I am grateful to be in Alateen. Just 18 months ago I had a negative nickname for this life-saving program. I was one to judge and had no idea of the miracles in this program. Alateen has given me a new beginning. I don't have to go back to crazy behavior to satisfy myself. I can be happy and serene. Before this program, I didn't know how to be happy or what serenity meant. I don't have to dislike myself anymore. I can love the alcoholic for who he is, because if it weren't for him I wouldn't be here.
I use the Daily Checklist for Myself (S-6) every day to do a Fourth Step inventory. I can now make amends and feel good because making amends is for me. Before Alateen, people couldn't pay me enough to make amends.
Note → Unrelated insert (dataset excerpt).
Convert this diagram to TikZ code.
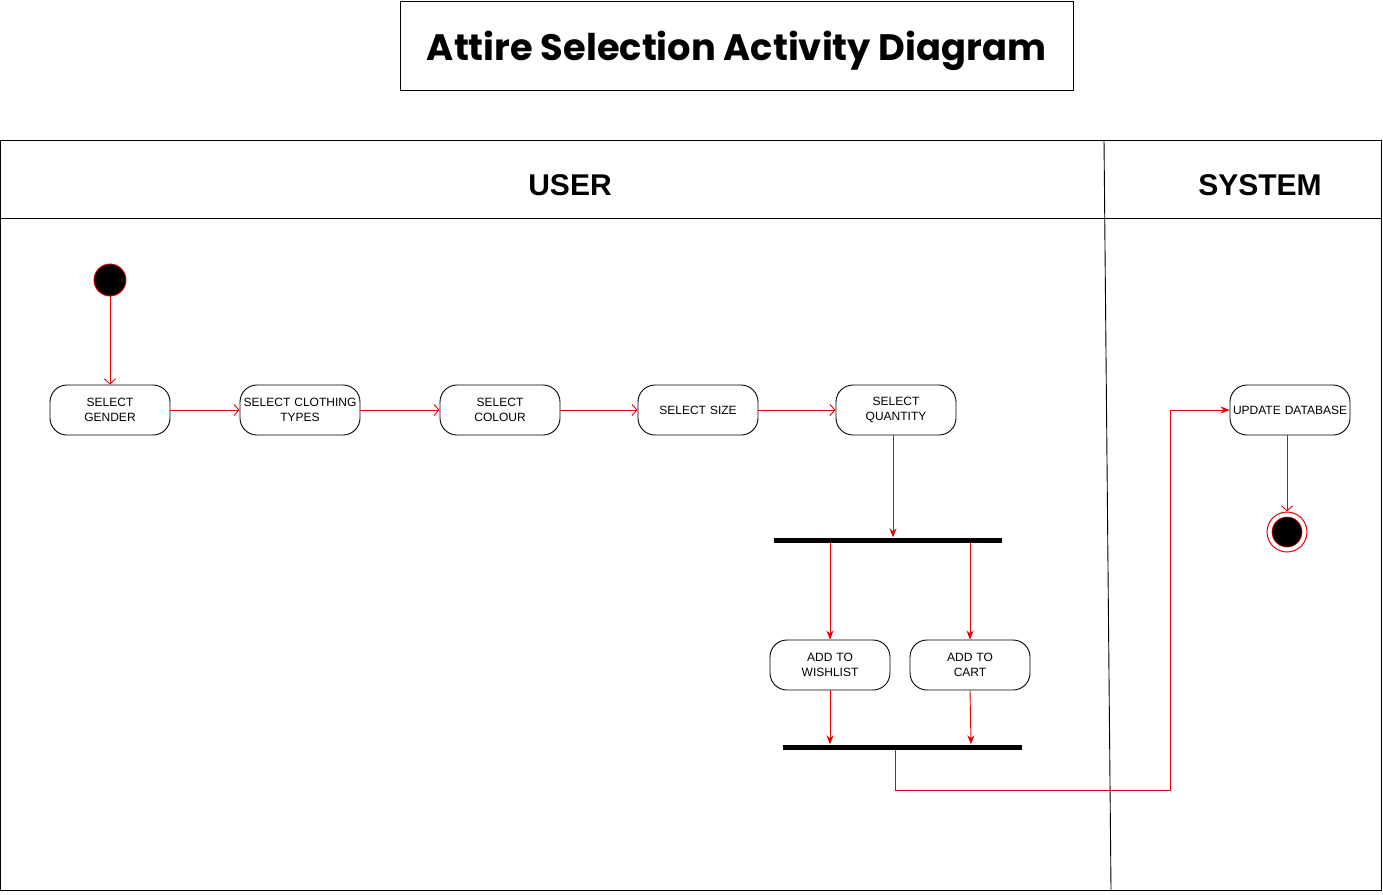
\documentclass[tikz,border=0pt]{standalone}
\usepackage{fontspec}
\setmainfont{Liberation Sans}
\newfontfamily\titlefont{Poppins}
\usetikzlibrary{arrows.meta,calc}
\definecolor{flowred}{RGB}{230,0,0}
\begin{document}
\begin{tikzpicture}[x=1pt,y=-1pt,
  action/.style={draw=black,line width=0.9pt,rounded corners=17pt,minimum width=120pt,minimum height=50pt,
    align=center,text width=118pt,inner sep=1pt,font=\fontsize{12}{15}\selectfont},
  bar/.style={fill=black,inner sep=0pt,minimum height=5pt},
  flow/.style={draw=flowred,line width=0.9pt},
  openarrow/.style={flow,-{Straight Barb[length=5pt,width=11pt]}},
  fillarrow/.style={flow,-{Stealth[length=9pt,width=7pt]}},
  lane/.style={font=\fontsize{30}{36}\selectfont\bfseries}]
\useasboundingbox (0,0) rectangle (1383,894);
% title
\node[draw=black,line width=0.9pt,minimum width=673pt,minimum height=89pt,inner sep=0pt] (title) at (736.5,45.5) {};
\node[inner sep=0pt] (titletext) at (736.5,51)
  {\resizebox{619pt}{!}{\titlefont\bfseries Attire Selection Activity Diagram}};
% swimlanes
\draw[line width=0.9pt] (0,140) rectangle (1381,890);
\coordinate (hl) at (0,218);
\coordinate (hr) at (1381,218);
\draw[line width=0.9pt] (hl) -- (hr);
\coordinate (dt) at (1104,140);
\coordinate (db) at (1111,890);
\draw[line width=0.9pt] (dt) -- (db);
\node[lane] (user) at (570,185) {USER};
\node[lane] (system) at (1260,185) {SYSTEM};
% nodes
\node[circle,fill=black,draw=flowred,line width=0.9pt,minimum size=32pt,inner sep=0pt] (start) at (110,280) {};
\node[action] (gender) at (110,410) {SELECT\\GENDER};
\node[action] (cloth) at (300,410) {SELECT CLOTHING\\TYPES};
\node[action] (colour) at (500,410) {SELECT\\COLOUR};
\node[action] (size) at (698,410) {SELECT SIZE};
\node[action] (qty) at (896,410) {SELECT\\QUANTITY};
\node[bar,minimum width=228pt] (fork) at (888,540) {};
\node[action] (wish) at (830,665) {ADD TO\\WISHLIST};
\node[action] (cart) at (970,665) {ADD TO\\CART};
\node[bar,minimum width=239pt] (join) at (902.5,747) {};
\node[action] (upd) at (1290,410) {UPDATE DATABASE};
\node[circle,draw=flowred,line width=1pt,minimum size=40pt,inner sep=0pt] (end) at (1287,532) {};
\filldraw[fill=black,draw=flowred,line width=0.6pt] (end.center) circle (15);
% connectors
\draw[openarrow] (start) -- (gender);
\draw[openarrow] (gender) -- (cloth);
\draw[openarrow] (cloth) -- (colour);
\draw[openarrow] (colour) -- (size);
\draw[openarrow] (size) -- (qty);
\draw[fillarrow] ($(qty.south)+(-3,0)$) -- ($(qty.south |- fork.north)+(-3,0)$);
\draw[fillarrow] (wish.north |- fork.south) -- (wish.north);
\draw[fillarrow] (cart.north |- fork.south) -- (cart.north);
\draw[fillarrow] (wish.south) -- (wish.south |- join.north);
\draw[fillarrow] (cart.south) -- ($(cart.south |- join.north)+(1,0)$);
\coordinate (turn) at (1170,790);
\draw[fillarrow] ($(join.south)+(-7.5,0)$) |- (turn) |- (upd.west);
\draw[openarrow] (upd.south -| end) -- (end.north);
\end{tikzpicture}
\end{document}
This program has turned my life around. Now the only thing for me to do is give back. I love to speak. I can sponsor other people and maybe give them a little bit of what I have. I am truly grateful for what I've become and it's all because of this worldwide fellowship of Alateen and Al-Anon.
When I first came to Al-Anon, I was in what I now like to call my martyrdom stage. I was the smart one and the responsible one. I took care of the house, the children, and the bills. I also made sure we had money reserved for emergencies. I could tell you all the ways my alcoholic husband was not like me. I could tell you everything he did incorrectly and I reminded him of them everyday. What I didn't realize was how negatively I was affecting my children and our household. I was affecting our lives horribly, not the alcoholic--me, the perfect, self-sacrificing one. How blind I had become in my self-righteousness.
In terms of emotional and spiritual growth, Al-Anon, including my friends in the program and my first sponsor, is the most important thing that has ever happened in my life. Today I know that I am not the almighty. My Higher Power is. What a blessing for my family, and what a weight lifted from my shoulders. I can be happy today whether things go just as I'd like them to or not.
I'm happy again and my children are happier. Without my help, my husband is actually doing things differently. How about that? Thank you, God, for this program.